Designing for Access and Discovery
An archive that is hard to access is effectively lost. Invest in metadata that captures not just technical details but also context: provenance, relationships between objects, and usage restrictions. Use standard vocabularies (Dublin Core, PREMIS) to ensure interoperability. Implement search capabilities that work even when full-text indexing is degraded. For example, store a plain-text version of each document alongside the original format, so that text search remains functional even if the original file format becomes unreadable.
Community and Crowdsourced Preservation
No single organization can preserve everything. Engage user communities to help maintain interpretability. For instance, software preservation groups can provide emulators for old formats; enthusiasts can contribute to format registries like PRONOM. By making archival objects available under open licenses and with clear metadata, you enable others to contribute to preservation. This distributed model spreads the cost and risk of decay across a network of stakeholders.
Adaptive Migration Strategies
As new storage technologies emerge, archives must adapt. Design your system to be technology-agnostic by using abstraction layers. For example, store objects in a content-addressed storage system (like IPFS) that references content by hash rather than location. This allows transparent migration between backends. Similarly, use containerization to bundle software dependencies with objects, reducing the risk of format obsolescence. The key is to maintain flexibility: the archive should not be tied to any specific vendor or technology.
6. Risks, Pitfalls, and Mitigations
Even with careful design, archives fail. This section identifies common mistakes and provides practical mitigations based on observed failures in institutional and commercial settings.
Pitfall 1: Overreliance on a Single Medium
The most common mistake is assuming that one technology is "archival" and therefore safe. No medium is immune; each has failure modes that can be triggered by unexpected events. Mitigation: diversify media and regularly test recovery from each. For example, if you use M-DISC, also keep a tape copy and a cloud copy. Test recovery annually, not just in theory but by actually reading and verifying data from each medium.
Pitfall 2: Neglecting the Chain of Interpretation
Organizations focus on bit preservation but ignore software and hardware dependencies. A common scenario: a museum stores digital artworks on RAID arrays, but the custom software needed to render them runs only on a specific OS version that is no longer supported. When the hardware fails, the art is lost even though the bits are intact. Mitigation: bundle software with data using virtualization or emulation.

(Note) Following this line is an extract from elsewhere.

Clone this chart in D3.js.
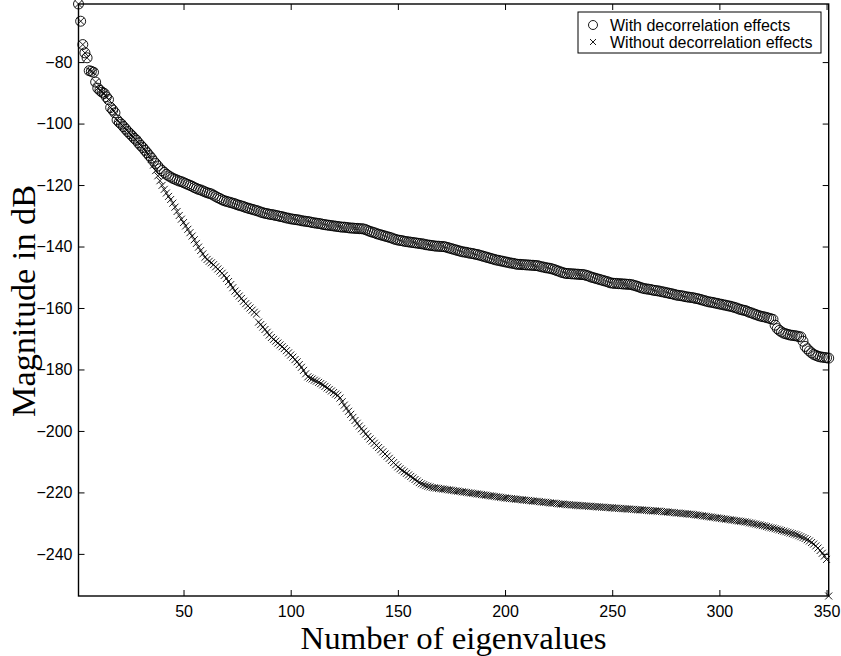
<!DOCTYPE html>
<html><head><meta charset="utf-8">
<script src="https://cdn.jsdelivr.net/npm/d3@7"></script>
<style>body{margin:0;background:#fff}svg{display:block}</style>
</head><body>
<svg id="c" width="841" height="656"></svg>
<script>
const withDecor = [
-61.1,-66.7,-74.3,-77.0,-78.6,-82.8,-83.0,-83.3,-86.5,-88.5,
-89.2,-89.8,-90.2,-91.3,-92.2,-94.8,-95.6,-96.5,-98.8,-99.6,
-100.2,-101.0,-101.8,-102.6,-103.3,-104.0,-104.8,-105.4,-106.3,-107.1,
-107.8,-108.7,-109.5,-110.4,-111.2,-112.2,-113.0,-113.8,-114.7,-115.3,
-115.9,-116.5,-117.0,-117.4,-117.8,-118.1,-118.4,-118.7,-118.9,-119.2,
-119.5,-119.8,-120.1,-120.4,-120.8,-121.1,-121.4,-121.6,-121.9,-122.2,
-122.5,-122.7,-122.9,-123.3,-123.7,-124.1,-124.4,-124.8,-125.1,-125.3,
-125.5,-125.7,-125.9,-126.1,-126.4,-126.6,-126.8,-127.0,-127.3,-127.5,
-127.7,-127.9,-128.1,-128.3,-128.5,-128.8,-129.0,-129.2,-129.3,-129.5,
-129.6,-129.7,-129.9,-130.0,-130.2,-130.3,-130.5,-130.7,-130.8,-131.0,
-131.1,-131.2,-131.3,-131.4,-131.6,-131.7,-131.8,-131.9,-132.0,-132.2,
-132.3,-132.4,-132.5,-132.6,-132.8,-132.9,-133.0,-133.1,-133.2,-133.3,
-133.4,-133.5,-133.6,-133.7,-133.7,-133.8,-133.9,-134.0,-134.0,-134.1,
-134.1,-134.2,-134.2,-134.3,-134.5,-134.8,-135.1,-135.3,-135.5,-135.8,
-136.0,-136.2,-136.4,-136.6,-136.8,-137.0,-137.2,-137.5,-137.7,-137.9,
-138.0,-138.1,-138.3,-138.4,-138.5,-138.6,-138.7,-138.8,-138.9,-139.0,
-139.1,-139.2,-139.4,-139.5,-139.6,-139.7,-139.8,-139.9,-139.9,-140.0,
-140.0,-140.1,-140.3,-140.5,-140.7,-140.9,-141.1,-141.3,-141.5,-141.7,
-141.8,-141.9,-142.1,-142.2,-142.3,-142.5,-142.6,-142.8,-143.0,-143.2,
-143.4,-143.6,-143.8,-144.0,-144.2,-144.4,-144.5,-144.7,-144.8,-145.0,
-145.1,-145.3,-145.4,-145.5,-145.7,-145.8,-145.8,-145.9,-145.9,-146.0,
-146.0,-146.1,-146.1,-146.2,-146.2,-146.4,-146.6,-146.7,-146.9,-147.0,
-147.1,-147.3,-147.5,-147.8,-148.0,-148.3,-148.5,-148.7,-148.8,-148.8,
-148.9,-148.9,-149.0,-149.0,-149.1,-149.1,-149.2,-149.4,-149.6,-149.9,
-150.1,-150.3,-150.5,-150.7,-150.9,-151.1,-151.3,-151.5,-151.8,-151.9,
-152.0,-152.0,-152.1,-152.1,-152.2,-152.2,-152.3,-152.3,-152.4,-152.6,
-152.8,-153.0,-153.3,-153.5,-153.7,-153.8,-153.9,-154.0,-154.2,-154.3,
-154.4,-154.5,-154.7,-154.8,-155.0,-155.1,-155.3,-155.4,-155.6,-155.8,
-155.9,-156.0,-156.1,-156.3,-156.4,-156.5,-156.6,-156.7,-156.9,-157.0,
-157.2,-157.4,-157.6,-157.8,-158.0,-158.1,-158.2,-158.4,-158.5,-158.7,
-158.8,-159.0,-159.1,-159.3,-159.4,-159.6,-159.8,-160.0,-160.3,-160.5,
-160.7,-160.8,-161.1,-161.4,-161.6,-161.9,-162.1,-162.4,-162.6,-162.8,
-162.9,-163.1,-163.3,-163.5,-163.7,-165.6,-166.7,-167.3,-167.8,-168.2,
-168.4,-168.6,-168.8,-168.9,-169.0,-169.1,-169.3,-169.4,-170.8,-172.5,
-173.3,-174.0,-174.6,-175.1,-175.4,-175.7,-175.9,-176.0,-176.1,-176.2,
-176.3
];
const withoutDecor = [
-61.1,-66.7,-74.3,-77.0,-78.6,-82.8,-83.0,-83.3,-86.5,-88.5,
-89.2,-89.8,-90.2,-91.3,-92.2,-94.8,-95.6,-96.5,-98.8,-99.6,
-100.2,-101.0,-101.8,-102.6,-103.3,-104.0,-104.8,-105.4,-106.3,-107.1,
-107.8,-108.7,-109.5,-110.4,-111.6,-113.5,-115.3,-117.0,-118.6,-120.1,
-121.4,-122.6,-123.7,-124.7,-125.9,-127.2,-128.6,-129.9,-131.1,-132.2,
-133.3,-134.4,-135.5,-136.6,-137.8,-139.0,-140.2,-141.3,-142.4,-143.5,
-144.2,-144.8,-145.3,-145.9,-146.6,-147.3,-148.0,-148.7,-149.4,-150.4,
-151.4,-152.4,-153.4,-154.5,-155.3,-156.1,-156.9,-157.8,-158.6,-159.3,
-160.0,-160.7,-161.4,-162.0,-164.6,-165.4,-166.2,-167.0,-167.9,-168.8,
-169.6,-170.2,-170.8,-171.4,-172.0,-172.6,-173.2,-173.9,-174.6,-175.3,
-176.0,-176.8,-177.5,-178.4,-179.3,-180.3,-181.4,-182.4,-182.8,-183.1,
-183.5,-183.8,-184.2,-184.6,-185.0,-185.5,-186.0,-186.5,-187.0,-187.5,
-188.0,-188.4,-189.3,-190.5,-191.6,-192.6,-193.6,-194.6,-195.6,-196.6,
-197.5,-198.4,-199.3,-200.1,-201.0,-201.8,-202.6,-203.3,-204.0,-204.7,
-205.4,-206.1,-206.8,-207.5,-208.2,-208.9,-209.6,-210.3,-211.0,-211.7,
-212.3,-212.8,-213.3,-213.8,-214.3,-214.8,-215.3,-215.8,-216.3,-216.8,
-217.2,-217.5,-217.8,-218.0,-218.2,-218.4,-218.5,-218.6,-218.7,-218.8,
-218.9,-219.0,-219.1,-219.2,-219.3,-219.4,-219.5,-219.6,-219.7,-219.8,
-219.9,-220.0,-220.1,-220.2,-220.3,-220.4,-220.5,-220.6,-220.7,-220.8,
-220.9,-221.0,-221.1,-221.2,-221.3,-221.4,-221.5,-221.6,-221.7,-221.8,
-221.9,-222.0,-222.0,-222.1,-222.2,-222.3,-222.3,-222.4,-222.5,-222.6,
-222.6,-222.7,-222.8,-222.9,-222.9,-223.0,-223.1,-223.2,-223.2,-223.3,
-223.4,-223.5,-223.5,-223.6,-223.7,-223.8,-223.8,-223.9,-224.0,-224.0,
-224.1,-224.1,-224.2,-224.2,-224.3,-224.3,-224.4,-224.4,-224.5,-224.5,
-224.6,-224.6,-224.7,-224.7,-224.8,-224.8,-224.9,-224.9,-225.0,-225.0,
-225.1,-225.1,-225.2,-225.2,-225.3,-225.3,-225.4,-225.4,-225.5,-225.5,
-225.6,-225.6,-225.7,-225.7,-225.8,-225.8,-225.9,-225.9,-226.0,-226.0,
-226.1,-226.1,-226.2,-226.3,-226.3,-226.4,-226.5,-226.5,-226.6,-226.7,
-226.7,-226.8,-226.9,-226.9,-227.0,-227.1,-227.1,-227.2,-227.3,-227.4,
-227.5,-227.6,-227.7,-227.8,-227.9,-228.0,-228.1,-228.2,-228.3,-228.4,
-228.5,-228.6,-228.7,-228.8,-228.9,-229.0,-229.1,-229.2,-229.3,-229.4,
-229.5,-229.6,-229.7,-229.9,-230.0,-230.2,-230.3,-230.5,-230.6,-230.8,
-230.9,-231.1,-231.3,-231.5,-231.6,-231.8,-232.0,-232.2,-232.4,-232.6,
-232.8,-233.0,-233.2,-233.4,-233.6,-233.8,-234.1,-234.4,-234.7,-235.0,
-235.4,-235.8,-236.3,-236.8,-237.4,-238.1,-238.9,-239.8,-240.7,-241.8,
-253.7
];
const xTicks = [50, 100, 150, 200, 250, 300, 350];
const yTicks = [-80, -100, -120, -140, -160, -180, -200, -220, -240];
const seriesNames = ["With decorrelation effects", "Without decorrelation effects"];
const xLabel = "Number of eigenvalues";
const yLabel = "Magnitude in dB";

const svg = d3.select("#c");
const L = 78.5, R = 828.7, T = 4, B = 596;
const n = withDecor.length;
const idx = d3.range(1, n + 1);
const x = d3.scaleLinear().domain([1, n]).range([L, R]);
const y = d3.scaleLinear().domain([d3.min(withoutDecor), d3.max(withDecor)]).range([B, T]);

const tickFont = "'Liberation Sans', Arial, Helvetica, sans-serif";
const fmt = d => d3.format("d")(d).replace("-", "\u2212");

// axes with inward ticks
const gx = svg.append("g").attr("transform", `translate(0,${B})`)
  .call(d3.axisBottom(x).tickValues(xTicks).tickSizeInner(-6).tickSizeOuter(0).tickPadding(10).tickFormat(fmt));
const gxt = svg.append("g").attr("transform", `translate(0,${T})`)
  .call(d3.axisTop(x).tickValues(xTicks).tickSizeInner(-6).tickSizeOuter(0).tickFormat(""));
const gy = svg.append("g").attr("transform", `translate(${L},0)`)
  .call(d3.axisLeft(y).tickValues(yTicks).tickSizeInner(-6).tickSizeOuter(0).tickPadding(6).tickFormat(fmt));
const gyr = svg.append("g").attr("transform", `translate(${R},0)`)
  .call(d3.axisRight(y).tickValues(yTicks).tickSizeInner(-6).tickSizeOuter(0).tickFormat(""));
[gx, gxt, gy, gyr].forEach(g => {
  g.select(".domain").remove();
  g.selectAll(".tick line").attr("stroke", "#000").attr("stroke-width", 1);
  g.selectAll("text").attr("font-family", tickFont).attr("font-size", 16).attr("fill", "#000");
});
svg.append("rect").attr("x", L).attr("y", T).attr("width", R - L).attr("height", B - T)
  .attr("fill", "none").attr("stroke", "#000").attr("stroke-width", 1.4);

// series
const gC = svg.append("g");
gC.selectAll("circle").data(idx).join("circle")
  .attr("cx", i => x(i)).attr("cy", i => y(withDecor[i - 1])).attr("r", 5)
  .attr("fill", "none").attr("stroke", "#000").attr("stroke-width", 0.9);
const cs = 3.5;
const gX = svg.append("g");
gX.selectAll("path").data(idx).join("path")
  .attr("d", i => {
    const cx = x(i), cy = y(withoutDecor[i - 1]);
    return `M${cx - cs},${cy - cs}L${cx + cs},${cy + cs}M${cx - cs},${cy + cs}L${cx + cs},${cy - cs}`;
  })
  .attr("fill", "none").attr("stroke", "#000").attr("stroke-width", 0.9);

// legend
const lg = svg.append("g");
const lgL = 578, lgR = 821, lgT = 12, lgB = 53;
lg.append("rect").attr("x", lgL).attr("y", lgT).attr("width", lgR - lgL).attr("height", lgB - lgT)
  .attr("fill", "#fff").attr("stroke", "#000").attr("stroke-width", 1);
const rows = [lgT + 13, lgT + 30];
const mx = 593;
lg.append("circle").attr("cx", mx).attr("cy", rows[0]).attr("r", 4.5)
  .attr("fill", "none").attr("stroke", "#000").attr("stroke-width", 0.9);
lg.append("path").attr("d", `M${mx - 3},${rows[1] - 3}L${mx + 3},${rows[1] + 3}M${mx - 3},${rows[1] + 3}L${mx + 3},${rows[1] - 3}`)
  .attr("stroke", "#000").attr("stroke-width", 0.9);
seriesNames.forEach((s, k) => {
  lg.append("text").attr("x", 610).attr("y", rows[k]).attr("dy", "0.35em")
    .attr("font-family", tickFont).attr("font-size", 16).attr("fill", "#000").text(s);
});

// axis titles
const serif = "'Liberation Serif', 'Times New Roman', serif";
svg.append("text").attr("x", (L + R) / 2).attr("y", 649).attr("text-anchor", "middle")
  .attr("font-family", serif).attr("font-size", 31).attr("textLength", 306).attr("lengthAdjust", "spacingAndGlyphs")
  .attr("fill", "#000").text(xLabel);
svg.append("text").attr("transform", `translate(35,${(T + B) / 2 + 1}) rotate(-90)`).attr("text-anchor", "middle")
  .attr("font-family", serif).attr("font-size", 33).attr("textLength", 232).attr("lengthAdjust", "spacingAndGlyphs")
  .attr("fill", "#000").text(yLabel);
</script>
</body></html>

Document the exact hardware and software environment, and periodically verify that the chain of interpretation still works.
Pitfall 3: Inadequate Monitoring and Alerting
Without automated monitoring, decay goes unnoticed until it is too late. A university archive lost years of research data because a hard drive in a RAID array had been failing for months, but no one checked the logs. Mitigation: implement automated checks that run at least monthly. Use dashboards that show error rates, temperature, and humidity. Set alerts for thresholds that indicate impending failure. Include a process for responding to alerts, with clear escalation paths.

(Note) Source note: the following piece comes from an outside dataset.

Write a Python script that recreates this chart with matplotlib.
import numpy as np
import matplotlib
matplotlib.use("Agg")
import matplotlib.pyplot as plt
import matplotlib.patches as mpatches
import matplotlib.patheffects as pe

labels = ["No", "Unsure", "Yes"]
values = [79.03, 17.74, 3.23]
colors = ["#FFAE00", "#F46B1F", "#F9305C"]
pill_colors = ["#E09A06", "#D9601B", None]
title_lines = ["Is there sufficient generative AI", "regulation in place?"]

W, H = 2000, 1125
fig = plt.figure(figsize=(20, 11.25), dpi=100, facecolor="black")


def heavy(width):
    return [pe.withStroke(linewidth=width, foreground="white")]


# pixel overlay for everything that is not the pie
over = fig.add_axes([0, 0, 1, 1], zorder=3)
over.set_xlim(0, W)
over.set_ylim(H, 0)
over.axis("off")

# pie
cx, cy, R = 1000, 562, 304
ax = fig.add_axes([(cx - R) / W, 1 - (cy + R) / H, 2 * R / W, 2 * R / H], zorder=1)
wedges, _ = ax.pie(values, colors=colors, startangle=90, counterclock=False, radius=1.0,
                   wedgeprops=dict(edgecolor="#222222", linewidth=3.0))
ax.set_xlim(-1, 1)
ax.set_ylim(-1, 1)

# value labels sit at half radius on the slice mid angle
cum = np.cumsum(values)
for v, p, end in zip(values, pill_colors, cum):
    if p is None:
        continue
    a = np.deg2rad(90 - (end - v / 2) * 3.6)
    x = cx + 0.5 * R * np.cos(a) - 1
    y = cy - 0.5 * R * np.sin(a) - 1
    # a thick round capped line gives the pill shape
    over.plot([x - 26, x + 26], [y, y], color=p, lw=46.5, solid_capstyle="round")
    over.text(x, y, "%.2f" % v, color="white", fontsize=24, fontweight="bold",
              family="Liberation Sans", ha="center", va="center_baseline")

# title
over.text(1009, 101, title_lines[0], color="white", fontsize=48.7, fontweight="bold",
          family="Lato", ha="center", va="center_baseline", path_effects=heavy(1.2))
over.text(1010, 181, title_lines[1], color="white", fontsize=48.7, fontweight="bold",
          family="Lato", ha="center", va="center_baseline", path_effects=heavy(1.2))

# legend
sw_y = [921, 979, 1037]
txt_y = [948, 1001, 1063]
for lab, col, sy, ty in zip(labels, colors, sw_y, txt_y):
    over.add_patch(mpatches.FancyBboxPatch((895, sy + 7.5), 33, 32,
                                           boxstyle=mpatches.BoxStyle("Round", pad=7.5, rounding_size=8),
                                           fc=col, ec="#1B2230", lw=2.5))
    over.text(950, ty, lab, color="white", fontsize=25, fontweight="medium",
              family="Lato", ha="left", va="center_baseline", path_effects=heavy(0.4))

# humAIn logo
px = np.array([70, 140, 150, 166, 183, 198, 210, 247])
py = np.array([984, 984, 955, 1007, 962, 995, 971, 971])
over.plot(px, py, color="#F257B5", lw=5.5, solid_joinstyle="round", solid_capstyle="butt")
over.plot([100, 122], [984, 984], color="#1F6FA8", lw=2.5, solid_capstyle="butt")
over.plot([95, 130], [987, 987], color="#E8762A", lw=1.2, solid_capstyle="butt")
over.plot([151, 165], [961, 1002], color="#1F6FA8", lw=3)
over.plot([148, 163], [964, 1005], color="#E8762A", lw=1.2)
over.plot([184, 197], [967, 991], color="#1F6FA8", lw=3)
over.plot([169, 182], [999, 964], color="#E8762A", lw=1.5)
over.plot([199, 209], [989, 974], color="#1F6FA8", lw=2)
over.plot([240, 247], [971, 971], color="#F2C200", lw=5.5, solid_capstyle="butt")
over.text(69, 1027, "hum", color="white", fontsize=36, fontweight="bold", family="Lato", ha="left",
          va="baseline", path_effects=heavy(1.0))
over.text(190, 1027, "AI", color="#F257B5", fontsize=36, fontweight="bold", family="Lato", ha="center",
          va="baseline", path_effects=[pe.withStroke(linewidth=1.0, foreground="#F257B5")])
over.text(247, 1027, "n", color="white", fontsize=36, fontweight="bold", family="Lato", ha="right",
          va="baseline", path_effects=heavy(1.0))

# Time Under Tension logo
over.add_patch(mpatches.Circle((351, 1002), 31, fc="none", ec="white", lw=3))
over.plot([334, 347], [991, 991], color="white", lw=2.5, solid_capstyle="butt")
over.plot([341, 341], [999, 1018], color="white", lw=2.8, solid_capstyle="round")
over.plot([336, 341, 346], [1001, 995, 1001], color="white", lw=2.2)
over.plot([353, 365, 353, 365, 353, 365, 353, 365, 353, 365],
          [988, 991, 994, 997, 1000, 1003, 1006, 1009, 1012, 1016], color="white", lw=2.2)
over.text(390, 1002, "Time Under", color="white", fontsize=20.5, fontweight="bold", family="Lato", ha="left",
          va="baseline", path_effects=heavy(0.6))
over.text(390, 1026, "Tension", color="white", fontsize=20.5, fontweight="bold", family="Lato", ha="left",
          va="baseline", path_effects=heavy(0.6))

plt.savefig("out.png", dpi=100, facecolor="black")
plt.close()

Pitfall 4: Underfunding Stewardship
Many institutions allocate budget for initial digitization but not for ongoing preservation. As a result, data is stored but not maintained. Mitigation: include stewardship costs in the project budget from the start. Use the 10–20% annual cost rule to estimate. Consider forming consortia to share costs and expertise. Pursue grants that fund long-term preservation, not just initial capture.

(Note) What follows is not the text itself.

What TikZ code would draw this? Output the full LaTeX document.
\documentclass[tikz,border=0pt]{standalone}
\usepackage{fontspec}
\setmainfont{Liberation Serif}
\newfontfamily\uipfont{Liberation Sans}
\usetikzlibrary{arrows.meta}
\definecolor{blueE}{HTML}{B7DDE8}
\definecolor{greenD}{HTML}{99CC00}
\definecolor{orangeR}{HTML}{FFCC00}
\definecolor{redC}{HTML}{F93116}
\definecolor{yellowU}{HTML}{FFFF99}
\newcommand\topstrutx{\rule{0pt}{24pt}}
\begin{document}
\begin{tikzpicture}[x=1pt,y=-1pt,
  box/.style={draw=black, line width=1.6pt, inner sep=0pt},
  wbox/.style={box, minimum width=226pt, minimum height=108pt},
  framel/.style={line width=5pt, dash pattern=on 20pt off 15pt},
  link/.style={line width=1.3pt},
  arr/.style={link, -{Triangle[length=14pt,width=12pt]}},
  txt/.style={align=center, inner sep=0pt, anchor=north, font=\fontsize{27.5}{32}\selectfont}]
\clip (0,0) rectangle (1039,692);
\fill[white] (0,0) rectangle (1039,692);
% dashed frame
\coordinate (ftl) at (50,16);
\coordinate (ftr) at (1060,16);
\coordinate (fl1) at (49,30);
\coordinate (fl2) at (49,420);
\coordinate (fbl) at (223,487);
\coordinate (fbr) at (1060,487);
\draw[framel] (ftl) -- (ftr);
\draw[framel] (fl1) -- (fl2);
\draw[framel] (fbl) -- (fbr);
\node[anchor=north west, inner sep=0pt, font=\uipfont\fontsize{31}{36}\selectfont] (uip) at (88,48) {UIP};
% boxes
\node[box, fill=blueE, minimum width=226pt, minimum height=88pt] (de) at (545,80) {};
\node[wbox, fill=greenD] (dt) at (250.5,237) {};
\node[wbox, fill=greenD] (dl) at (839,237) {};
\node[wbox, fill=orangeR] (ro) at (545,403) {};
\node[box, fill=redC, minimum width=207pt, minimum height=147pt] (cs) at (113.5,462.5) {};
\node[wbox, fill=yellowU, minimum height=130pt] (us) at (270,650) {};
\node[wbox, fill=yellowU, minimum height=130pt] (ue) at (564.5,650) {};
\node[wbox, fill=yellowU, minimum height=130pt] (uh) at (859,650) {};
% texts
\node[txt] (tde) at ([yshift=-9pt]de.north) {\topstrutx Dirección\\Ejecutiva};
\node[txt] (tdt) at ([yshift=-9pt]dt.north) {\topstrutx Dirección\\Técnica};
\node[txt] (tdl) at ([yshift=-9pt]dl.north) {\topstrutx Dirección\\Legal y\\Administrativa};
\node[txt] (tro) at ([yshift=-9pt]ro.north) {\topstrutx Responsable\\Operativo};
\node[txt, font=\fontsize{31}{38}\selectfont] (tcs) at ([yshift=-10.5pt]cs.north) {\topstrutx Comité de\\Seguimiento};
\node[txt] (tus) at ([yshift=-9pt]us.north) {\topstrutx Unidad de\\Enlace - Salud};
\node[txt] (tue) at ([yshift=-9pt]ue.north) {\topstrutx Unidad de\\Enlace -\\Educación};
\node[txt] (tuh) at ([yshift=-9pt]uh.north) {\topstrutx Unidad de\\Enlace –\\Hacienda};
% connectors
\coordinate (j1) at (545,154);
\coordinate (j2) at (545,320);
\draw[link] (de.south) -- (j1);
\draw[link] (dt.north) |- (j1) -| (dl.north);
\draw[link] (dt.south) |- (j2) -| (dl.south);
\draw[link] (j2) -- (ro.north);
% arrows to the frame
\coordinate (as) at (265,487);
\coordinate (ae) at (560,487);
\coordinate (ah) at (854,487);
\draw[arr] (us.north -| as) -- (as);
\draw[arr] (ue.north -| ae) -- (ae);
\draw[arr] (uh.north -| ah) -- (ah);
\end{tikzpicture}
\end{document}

7. Mini-FAQ and Decision Checklist
This section addresses common questions and provides a decision checklist to evaluate your archive's decay-readiness. The FAQ is based on recurring themes from practitioner forums and professional workshops.
FAQ: What is the best storage medium for long-term archives?
There is no single best medium. The optimal choice depends on your access patterns, budget, and risk tolerance. For cold storage with very long retention (100+ years), M-DISC or quartz glass are strong candidates. For active archives with frequent access, tape or disk arrays with regular migration are more practical. The key is diversity: use at least two different media types with complementary failure modes. Avoid the temptation to put all eggs in one basket.
FAQ: How often should I migrate data?
There is no universal interval; it depends on the medium and environment. A good rule of thumb is to migrate before the error rate exceeds the correction capacity of the error-correcting code. For LTO tape, this is typically every 10–15 years; for consumer-grade hard drives, every 3–5 years. Monitor actual error rates and migrate based on data, not a fixed schedule. Use the decay curve framework to predict when migration will be needed.
FAQ: Is cloud storage safe for long-term archives?
Cloud storage offers convenience and redundancy, but it introduces risks: vendor lock-in, service deprecation, and cost escalation. Cloud providers can change pricing, discontinue services, or go out of business. Mitigate by using open formats and maintaining local copies. Treat cloud storage as one component of a diverse strategy, not a sole repository. Read the service level agreement carefully to understand data durability guarantees and exit procedures.
Decision Checklist
- Have we audited all storage media and assessed their decay state?
- Do we have at least three copies on two different media types?
- Is automated integrity checking in place with alerts?
- Is the chain of interpretation documented and periodically verified?
- Do we have a budget for ongoing stewardship (10–20% of acquisition cost per year)?
- Have we tested recovery from each medium within the past year?
- Is there a migration plan with overlap for each object class?
8. Synthesis and Next Actions
The unstable archive is not a problem to be solved but a condition to be managed. By accepting material decay as a fundamental property of digital objects, we can design systems that preserve meaning even as the physical carrier degrades. The frameworks and workflows presented here provide a starting point for building such systems. The key is to shift from a mindset of eternal preservation to one of active stewardship.
Immediate Next Steps
Begin with a material audit of your existing archives. Identify the most vulnerable objects and schedule their migration. Implement automated integrity checking if you have not already. Join professional communities like the Digital Preservation Coalition to share experiences and stay updated on emerging best practices. Start small with a pilot project that tests decay-aware design patterns, then scale based on lessons learned.
Long-Term Vision
Over the next decade, we will see new storage technologies and new decay mechanisms. The principles outlined in this guide—diversity, monitoring, graceful degradation—will remain relevant. The ultimate goal is an archive that is not static but adaptive, that loses features gradually rather than catastrophically, and that remains interpretable for as long as anyone cares to try. This is not a utopian vision; it is a practical design target that can be approached incrementally.